Volume analysis showed a gradual increase during the consolidation phase, which suggested that buyers were stepping in rather than exiting. This gave me confidence that a breakout was more likely than a rejection, but I still waited for confirmation instead of entering early.
Entry Logic
When price finally broke above the resistance zone, I did not chase the breakout. Instead, I waited for a pullback to confirm that the former resistance would act as new support. On the 15-minute timeframe, ETH retraced back to the breakout level and showed clear rejection wicks along with stable volume. Once support was confirmed, I entered the long position at 2,385.
Risk Management
Risk control was my top priority in this trade. I placed my stop loss at 2,345, slightly below the previous structure low. If price fell back into the consolidation range, the trade idea would be invalidated. My position size was calculated so that even if the stop loss was hit, the loss would remain within my predefined risk limit.

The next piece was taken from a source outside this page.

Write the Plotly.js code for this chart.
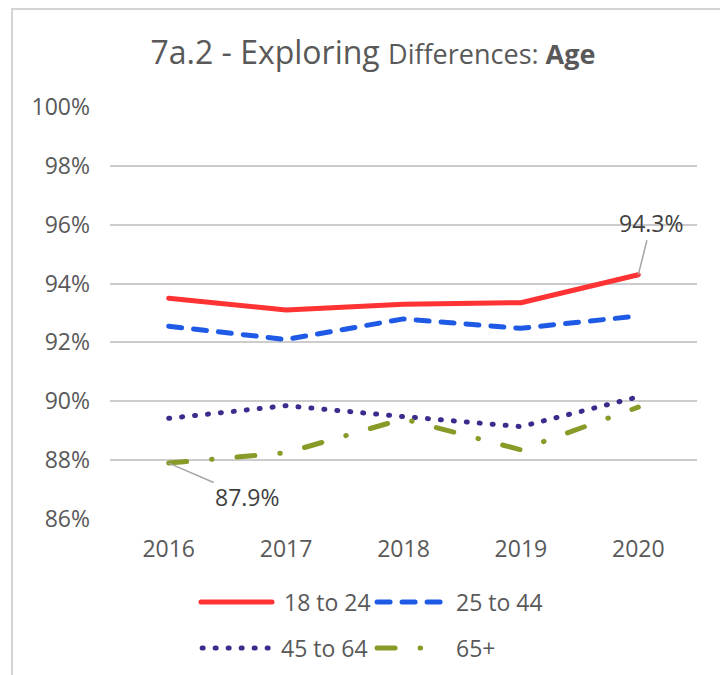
<!DOCTYPE html>
<html>
<head>
<meta charset="utf-8">
<script src="https://cdn.plot.ly/plotly-3.0.1.min.js"></script>
<style>
  html, body { margin: 0; padding: 0; background: #fff; }
  #chart { width: 720px; height: 675px; position: absolute; left: 0; top: 0; }
  #frame { position: absolute; left: 11px; top: 8px; width: 720px; height: 700px;
           border-top: 2px solid #d4d4d4; border-left: 2px solid #d4d4d4; pointer-events: none; }
  .js-line, .shapelayer path { stroke-linecap: round; stroke-linejoin: round; }
</style>
</head>
<body>
<div id="chart"></div>
<div id="frame"></div>
<script>
const years = ['2016', '2017', '2018', '2019', '2020'];
const age18to24 = [93.5, 93.1, 93.3, 93.35, 94.3];
const age25to44 = [92.55, 92.1, 92.8, 92.48, 92.9];
const age45to64 = [89.42, 89.85, 89.48, 89.14, 90.15];
const age65plus = [87.9, 88.25, 89.4, 88.35, 89.8];
const seriesNames = ['18 to 24', '25 to 44', '45 to 64', '65+'];
const yTicks = [86, 88, 90, 92, 94, 96, 98, 100];

const FONT = 'Open Sans, Lato, sans-serif';
const TXT = '#595959';
const styles = [
  { color: '#ff3333', dash: 'solid' },
  { color: '#1f5ae6', dash: '13px,12px' },
  { color: '#3a2c8c', dash: '1px,12px' },
  { color: '#889a28', dash: '18px,25px,0.5px,25px' }
];
const values = [age18to24, age25to44, age45to64, age65plus];

const traces = values.map((v, i) => ({
  type: 'scatter', mode: 'lines', x: years, y: v, name: seriesNames[i],
  line: { color: styles[i].color, width: 5, dash: styles[i].dash },
  showlegend: false, hoverinfo: 'skip'
}));

// custom legend (paper coords)
const legendItems = [
  { x0: 0.155, x1: 0.276, tx: 0.293, y: -0.2015 },
  { x0: 0.455, x1: 0.571, tx: 0.586, y: -0.2015 },
  { x0: 0.157, x1: 0.273, tx: 0.288, y: -0.313 },
  { x0: 0.455, x1: 0.540, tx: 0.586, y: -0.313 }
];
const shapes = legendItems.map((p, i) => ({
  type: 'line', xref: 'paper', yref: 'paper', x0: p.x0, x1: p.x1, y0: p.y, y1: p.y,
  line: { color: styles[i].color, width: 5, dash: styles[i].dash }
}));
const legendAnn = legendItems.map((p, i) => ({
  xref: 'paper', yref: 'paper', x: p.tx, y: p.y, xanchor: 'left', yanchor: 'middle',
  text: seriesNames[i], showarrow: false, font: { family: FONT, size: 23, color: TXT }
}));

const layout = {
  width: 720, height: 675,
  margin: { l: 110, r: 23, t: 107, b: 156 },
  paper_bgcolor: '#ffffff', plot_bgcolor: '#ffffff',
  title: {
    text: "7a.2 - Exploring <span style='font-size:27px'>Differences: </span><b style='font-size:27px'>Age</b>",
    font: { family: FONT, size: 32, color: TXT },
    x: 0.518, xanchor: 'center', xref: 'container',
    y: 0.922, yanchor: 'middle', yref: 'container'
  },
  xaxis: {
    type: 'category', range: [-0.5, 4.5], showgrid: false, zeroline: false, showline: false,
    ticks: '', tickfont: { family: FONT, size: 23, color: TXT }, ticklabelstandoff: 14
  },
  yaxis: {
    range: [86, 100], tickvals: yTicks, ticktext: yTicks.map(v => v + '%'),
    showgrid: true, gridcolor: '#cccccc', gridwidth: 2, zeroline: false, showline: false,
    ticks: '', tickfont: { family: FONT, size: 23, color: TXT }, ticklabelstandoff: 19
  },
  shapes: shapes,
  annotations: [
    { x: 4, y: age18to24[4], xref: 'x', yref: 'y', text: '94.3%', showarrow: true,
      arrowhead: 0, arrowwidth: 1.5, arrowcolor: '#a6a6a6', ax: 13, ay: -52, standoff: 0,
      font: { family: FONT, size: 23, color: '#404040' } },
    { x: 0, y: age65plus[0], xref: 'x', yref: 'y', text: '87.9%', showarrow: true,
      arrowhead: 0, arrowwidth: 1.5, arrowcolor: '#a6a6a6', ax: 79, ay: 34, standoff: 0,
      font: { family: FONT, size: 23, color: '#404040' } }
  ].concat(legendAnn)
};

Plotly.newPlot('chart', traces, layout, { displayModeBar: false, staticPlot: true });
</script>
</body>
</html>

Exit Strategy & Profit Taking
I set multiple take-profit targets to manage the position more effectively. The first target was placed at 2,430 to secure partial profits and reduce psychological pressure. The second target was set near 2,470, a level aligned with the next resistance zone on the higher timeframe. This allowed me to lock in gains while letting the remainder of the position run.
Post-Trade Review
Overall, this trade was executed according to plan with no emotional decisions involved. The entry was slightly conservative because I waited for confirmation, which caused me to miss a small part of the initial move. However, this approach significantly reduced the risk of entering a false breakout. In future trades, I may consider scaling in gradually to balance confirmation and optimal pricing.
Key Lessons & Reflections
This trade reinforced several important principles:
Structure and volume provide stronger signals than indicators alone
Waiting for confirmation increases win-rate over time
Proper stop-loss placement is more important than perfect entries
Consistency and discipline matter more than short-term profits
Experience Summary
Trading is not about predicting the market, but reacting to what price is showing with a clear plan. Following a well-defined strategy and respecting risk management helped make this trade successful. Long-term profitability comes from repeating this process consistently, not from chasing high-risk opportunities.